2011年、秋の旅 (15) 新潟県 木地屋民俗資料館
長野との県境、新潟県糸魚川市の山の中に、かつて木地屋の住む里がありました。
今、村には1軒、そば屋兼売店「栃の木」がありますが、ここの女将さんのお父さんの代まで木地屋をやっていたといいます。最後の木地屋が作ったという大きな鉢が店内中央に飾ってありました。
昔は良材を求めて、地方の山々を渡り歩いていたといいます。そして彼女たちの先祖がここに定住しました。
店の隣には、女将さんが実際に住んでいたかつての住居が移築され、「木地屋民俗資料館」として公開され、木地屋独特の道具類、古文書類の資料が展示されています。(入館料は300円)
ところで「木地屋」とは、白木のままの椀や盆などの器物を作る職人のこと。漆を塗る「漆師屋」とは分業していました。
「しかしここの木地屋は明治時代に漆塗りの技術を導入し、原木の伐採から金蒔絵をほどこした漆器椀までをわずか9戸で分業して行うという全国的にも珍しい生産体制をとっていました。

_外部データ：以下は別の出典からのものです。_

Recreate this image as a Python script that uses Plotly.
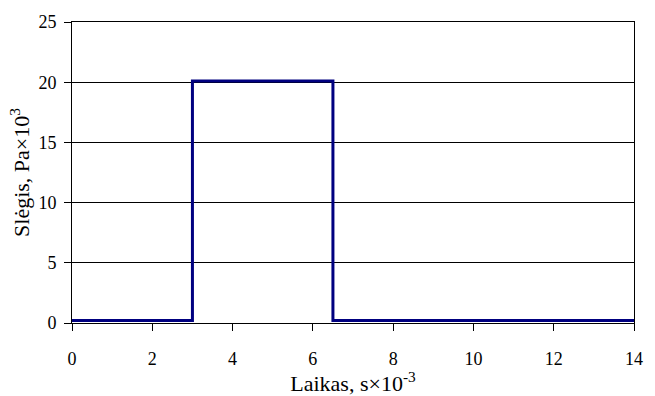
import plotly.graph_objects as go

# Data (time in s×10^-3, pressure in Pa×10^3)
time_ms = [0, 3, 6.5, 14]
pressure_kpa = [0.2, 20.1, 0.2, 0.2]

x_ticks = [0, 2, 4, 6, 8, 10, 12, 14]
y_ticks = [0, 5, 10, 15, 20, 25]

font_family = "Liberation Serif, Times New Roman, serif"

fig = go.Figure()
fig.add_trace(go.Scatter(
    x=time_ms, y=pressure_kpa, mode="lines",
    line=dict(color="#000080", width=3, shape="hv"),
    showlegend=False,
))

fig.update_layout(
    width=655, height=396,
    margin=dict(l=72, r=12, t=18, b=71),
    paper_bgcolor="white", plot_bgcolor="white",
    font=dict(family=font_family, size=18, color="black"),
)
fig.update_xaxes(
    range=[0, 14], tickvals=x_ticks, ticks="outside", ticklen=7,
    tickcolor="black", showline=True, linecolor="black", linewidth=1,
    mirror=True, showgrid=False, zeroline=False,
    ticklabelstandoff=12,
    title=dict(text="Laikas, s×10<sup>-3</sup>", standoff=0),
)
fig.update_yaxes(
    range=[0, 25], tickvals=y_ticks, ticks="outside", ticklen=7,
    tickcolor="black", showline=True, linecolor="black", linewidth=1,
    mirror=True, showgrid=True, gridcolor="black", gridwidth=1,
    zeroline=False, ticklabelstandoff=4,
    title=dict(text="Slėgis, Pa×10<sup>3</sup>", standoff=2),
)

fig.write_html("out.html")
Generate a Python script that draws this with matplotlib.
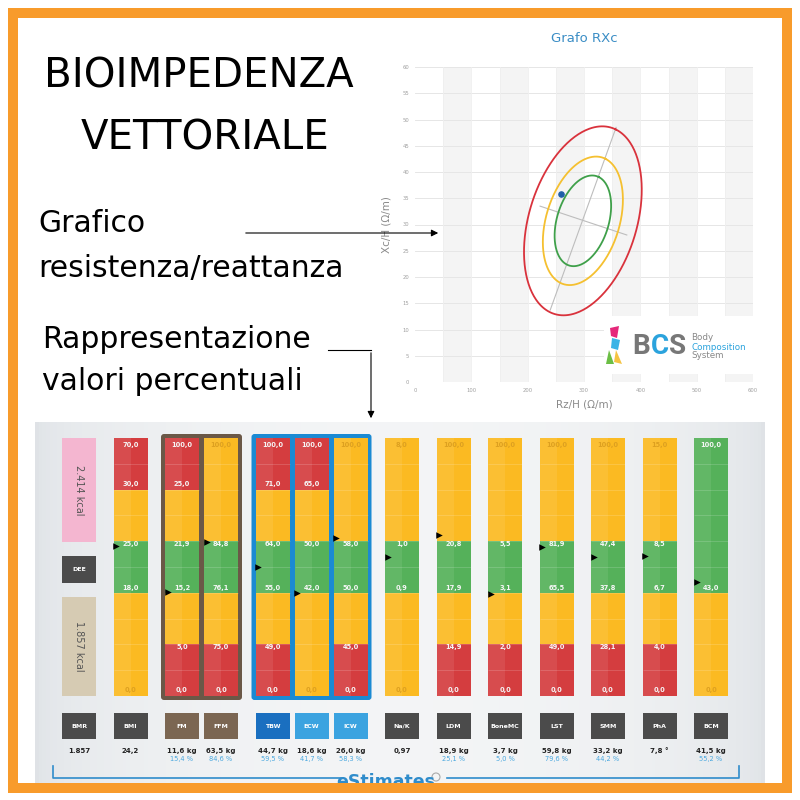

こうして作られた漆器類は「椀講」という独特の販売システムで信州安曇野から糸魚川西頚城郡内一円に販売されていましたが、昭和十年代前半伝統の技に終止符を打ちました」と資料館の説明書きにあります。
木地屋は廃れてしまいましたが、こういった生業が成立できていた昔の山の豊かに思いをはせます。